### THE EXERCISE
Scan the data beneath this task and copy each line that includes "chart".
------------------------------------
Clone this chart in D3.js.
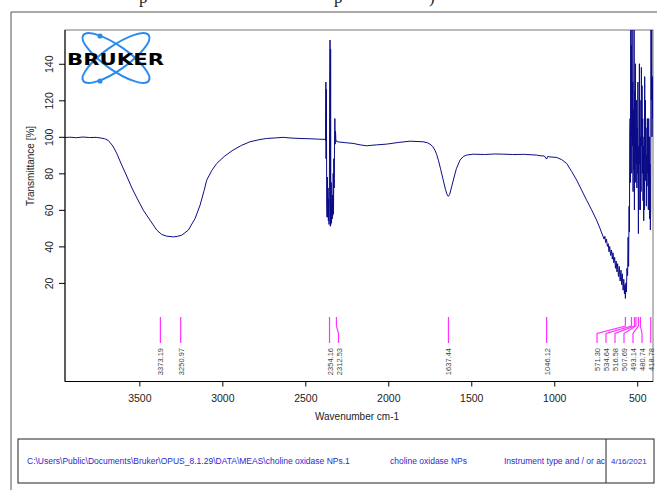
<!DOCTYPE html>
<html>
<head>
<meta charset="utf-8">
<script src="https://cdn.jsdelivr.net/npm/d3@7"></script>
<style>
  html, body { margin: 0; padding: 0; background: #fff; }
  svg { display: block; font-family: "Liberation Sans", Arial, sans-serif; }
</style>
</head>
<body>
<div id="chart"></div>
<script>
// Spectrum: [wavenumber cm-1, transmittance %]
const broadBand = [
  [3948, 99.6], [3920, 99.8], [3880, 99.5], [3840, 99.9], [3800, 99.6], [3760, 99.7],
  [3736, 99.4], [3710, 99.0], [3687, 98.0], [3660, 95.0], [3636, 90.9], [3606, 84.5],
  [3576, 78.5], [3545, 72.0], [3514, 66.4], [3476, 59.8], [3436, 54.4], [3395, 48.9],
  [3365, 46.5], [3335, 45.6], [3295, 45.2], [3270, 45.5], [3245, 46.1], [3205, 48.9],
  [3164, 55.3], [3134, 62.6], [3110, 70.5], [3094, 76.3], [3064, 81.5], [3034, 85.4],
  [2985, 89.5], [2936, 92.7], [2885, 95.3], [2833, 97.3], [2780, 98.4], [2733, 99.1],
  [2680, 99.4], [2634, 99.7], [2580, 99.3], [2532, 99.1], [2460, 98.9], [2420, 98.7],
  [2382, 98.6]
];
const co2Region = [
  [2378, 98.0], [2376, 130], [2375, 88], [2373, 126], [2371, 62], [2369, 56], [2367, 78],
  [2365, 56], [2363, 72], [2361, 54], [2359, 66], [2357, 52], [2355, 70], [2353, 130],
  [2351, 153], [2349, 51], [2347.5, 148], [2346, 52], [2344, 75], [2342, 53], [2340, 64],
  [2338, 55], [2336, 68], [2334, 57], [2332, 80], [2330, 58], [2328, 88], [2326, 72],
  [2324, 95], [2322, 110], [2320, 96], [2318, 103], [2316, 98.5], [2312, 97.5]
];
const midRegion = [
  [2300, 97.2], [2260, 96.8], [2213, 96.4], [2170, 95.6], [2130, 95.1], [2070, 95.6],
  [2010, 96.0], [1940, 96.9], [1869, 97.6], [1791, 97.3], [1765, 96.8], [1749, 96.0],
  [1733, 94.8], [1719, 92.7], [1708, 90.2], [1698, 87.2], [1684, 82.0], [1669, 76.3],
  [1655, 71.0], [1645, 68.2], [1638, 67.4], [1630, 68.5], [1620, 72.0], [1608, 76.3],
  [1590, 82.5], [1568, 87.2], [1548, 89.2], [1528, 90.0], [1488, 90.5], [1420, 90.3],
  [1360, 90.6], [1307, 90.5], [1250, 90.3], [1180, 90.4], [1106, 90.0], [1080, 89.6],
  [1060, 89.5], [1046, 87.8], [1040, 89.2], [1026, 89.0], [985, 88.7], [955, 87.5],
  [925, 85.4], [895, 81.0], [865, 76.3], [835, 70.8], [805, 65.3], [775, 60.0],
  [745, 54.4], [725, 50.0], [705, 45.2]
];
const fingerprint = [
  [700, 44], [695, 45.5], [690, 42], [685, 44], [680, 40], [675, 41.5], [670, 37],
  [666, 40], [660, 35], [655, 38], [650, 33], [646, 36.5], [641, 31], [636, 34],
  [631, 28], [627, 32], [622, 26], [618, 30.5], [613, 23.5], [608, 29], [603, 21],
  [598, 27], [594, 19], [590, 25], [585, 16], [581, 22], [577, 14], [574, 19],
  [571.3, 11.5], [568, 20], [565, 15], [562, 28], [558, 24], [555, 45], [552, 29],
  [549, 62], [547, 48], [545, 100], [543, 110], [541, 75], [539, 170], [537, 100],
  [535, 150], [533, 80], [531, 170], [529, 95], [527, 130], [525, 70], [523, 115],
  [521, 82], [519, 170], [517, 60], [515, 125], [513, 90], [511, 140], [509, 75],
  [507.7, 100], [506, 85], [504, 120], [502, 72], [500, 105], [498, 80], [496, 130],
  [493, 47], [491, 95], [489, 60], [487, 140], [485, 85], [483, 120], [481, 60],
  [479, 100], [477, 70], [475, 138], [473, 95], [471, 128], [469, 80], [467, 110],
  [465, 65], [463, 95], [461, 54], [459, 100], [457, 60], [455, 133], [453, 90],
  [451, 120], [449, 76], [447, 105], [445, 62], [443, 90], [441, 73], [439, 110],
  [437, 80], [435, 95], [433, 60], [431, 110], [429, 75], [427, 100], [425, 55],
  [423, 85], [421, 49], [419, 60], [417, 170], [415, 120], [413, 165], [411, 100],
  [409, 133], [407, 110], [405, 125]
];

// Picked peaks
const peaks = [3373.19, 3250.97, 2354.16, 2312.53, 1637.44, 1046.12,
  571.30, 534.64, 516.58, 507.69, 493.14, 480.74, 418.78];

const xTicks = [3500, 3000, 2500, 2000, 1500, 1000, 500];
const yTicks = [20, 40, 60, 80, 100, 120, 140];

// footer fields as printed (the third one is cut at the column edge)
const footerTexts = [
  'C:\\Users\\Public\\Documents\\Bruker\\OPUS_8.1.29\\DATA\\MEAS\\choline oxidase NPs.1',
  'choline oxidase NPs',
  'Instrument type and / or ac',
  '4/16/2021'
];

// fragments of the cut-off line of text above the figure
const topFragments = ['p', 'p', ')'];

const width = 657, height = 490;
const plot = { left: 65, right: 653, top: 30, bottom: 381.5 };

const svg = d3.select('#chart').append('svg')
  .attr('width', width)
  .attr('height', height);

[139, 334, 429].forEach((px, i) => {
  svg.append('text')
    .attr('x', px).attr('y', 3)
    .style('font-family', '"Liberation Serif", serif')
    .style('font-size', '17px')
    .attr('fill', '#222')
    .text(topFragments[i]);
});

// outer page frame
svg.append('path')
  .attr('d', `M11,${height} L11,12 L${width},12`)
  .attr('fill', 'none')
  .attr('stroke', '#555')
  .attr('stroke-width', 1);

const x = d3.scaleLinear().domain([3948, 405]).range([plot.left, plot.right]);
const y = d3.scaleLinear().domain([-34, 158.5]).range([plot.bottom, plot.top]);

svg.append('clipPath').attr('id', 'clip')
  .append('rect')
  .attr('x', plot.left).attr('y', plot.top)
  .attr('width', plot.right - plot.left).attr('height', plot.bottom - plot.top);

// plot box (top/right in grey)
svg.append('rect')
  .attr('x', plot.left).attr('y', plot.top)
  .attr('width', plot.right - plot.left).attr('height', plot.bottom - plot.top)
  .attr('fill', 'none')
  .attr('stroke', '#777')
  .attr('stroke-width', 1);

// Bruker logo
const logo = svg.append('g').attr('transform', 'translate(116,58)');
[35, -35].forEach(a => {
  logo.append('ellipse')
    .attr('rx', 40).attr('ry', 12)
    .attr('transform', `rotate(${a})`)
    .attr('fill', 'none')
    .attr('stroke', '#2b8cee')
    .attr('stroke-width', 2);
});
[[-16, -22], [-16, 23]].forEach(p => {
  logo.append('circle').attr('cx', p[0]).attr('cy', p[1]).attr('r', 2.6).attr('fill', '#2b8cee');
});
svg.append('text')
  .attr('x', 67).attr('y', 64.5)
  .attr('textLength', 97)
  .attr('lengthAdjust', 'spacingAndGlyphs')
  .style('font-family', '"DejaVu Sans", sans-serif')
  .style('font-weight', 'bold')
  .style('font-size', '15px')
  .attr('fill', '#000')
  .text('BRUKER');

// spectrum
const spectrum = [].concat(broadBand, co2Region, midRegion, fingerprint);
const line = d3.line().x(d => x(d[0])).y(d => y(d[1]));

svg.append('path')
  .datum(spectrum)
  .attr('clip-path', 'url(#clip)')
  .attr('d', line)
  .attr('fill', 'none')
  .attr('stroke', '#0c0c88')
  .attr('stroke-width', 1);

// axes
const xAxis = svg.append('g')
  .attr('transform', `translate(0,${plot.bottom})`)
  .call(d3.axisBottom(x).tickValues(xTicks).tickFormat(d3.format('d'))
    .tickSize(5).tickPadding(8).tickSizeOuter(0));
xAxis.select('.domain').attr('stroke', '#000').attr('d', `M${plot.left},0H${plot.right}`);
xAxis.selectAll('text').style('font-size', '10.5px').attr('fill', '#222');

const yAxis = svg.append('g')
  .attr('transform', `translate(${plot.left},0)`)
  .call(d3.axisLeft(y).tickValues(yTicks).tickSize(6).tickSizeOuter(0));
yAxis.select('.domain').attr('stroke', '#000').attr('d', `M0,${plot.top}V${plot.bottom}`);
yAxis.selectAll('text')
  .attr('x', null).attr('dy', null)
  .attr('text-anchor', 'middle')
  .attr('transform', 'translate(-12,0) rotate(-90)')
  .style('font-size', '10.5px')
  .attr('fill', '#222');

svg.append('text')
  .attr('transform', 'translate(34,166) rotate(-90)')
  .attr('text-anchor', 'middle')
  .style('font-size', '10px')
  .attr('fill', '#222')
  .text('Transmittance [%]');

svg.append('text')
  .attr('x', 357).attr('y', 420)
  .attr('text-anchor', 'middle')
  .style('font-size', '10px')
  .attr('fill', '#222')
  .text('Wavenumber cm-1');

// peak markers, labels spread so they don't overlap
const gap = 9, labelRight = 651;
const marks = peaks.map(p => ({ w: p, ax: x(p) })).sort((a, b) => a.ax - b.ax);
marks.forEach((m, i) => { m.lx = i ? Math.max(m.ax, marks[i - 1].lx + gap) : m.ax; });
for (let i = marks.length - 1; i >= 0; i--) {
  const lim = i === marks.length - 1 ? labelRight : marks[i + 1].lx - gap;
  marks[i].lx = Math.min(marks[i].lx, lim);
}

const peakG = svg.append('g');
peakG.selectAll('path')
  .data(marks)
  .join('path')
  .attr('d', d => Math.abs(d.lx - d.ax) < 0.5
    ? `M${d.ax},317V343`
    : `M${d.ax},317V326L${d.lx},333.5V343`)
  .attr('fill', 'none')
  .attr('stroke', '#ff33ff')
  .attr('stroke-width', 1.2);

peakG.selectAll('text')
  .data(marks)
  .join('text')
  .attr('transform', d => `translate(${d.lx + 3},348) rotate(-90)`)
  .attr('text-anchor', 'end')
  .style('font-size', '7.5px')
  .attr('fill', '#444')
  .text(d => d.w.toFixed(2));

// footer box
const foot = { x: 18, y: 439, w: 636, h: 44, div: 606 };
svg.append('rect')
  .attr('x', foot.x).attr('y', foot.y).attr('width', foot.w).attr('height', foot.h)
  .attr('fill', 'none').attr('stroke', '#222').attr('stroke-width', 1);
svg.append('line')
  .attr('x1', foot.div).attr('x2', foot.div).attr('y1', foot.y).attr('y2', foot.y + foot.h)
  .attr('stroke', '#222').attr('stroke-width', 1);

const footPos = [27, 390, 504, 611];
const footG = svg.append('g');
footerTexts.forEach((t, i) => {
  footG.append('text')
    .attr('x', footPos[i]).attr('y', foot.y + foot.h / 2 + 3)
    .style('font-size', i === 3 ? '8px' : '8.5px')
    .attr('fill', '#2a2ad0')
    .text(t);
});
</script>
</body>
</html>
------------------------------------
### OUTPUT FOR THIS EXERCISE
Clone this chart in D3.js.
<div id="chart"></div>
const svg = d3.select('#chart').append('svg')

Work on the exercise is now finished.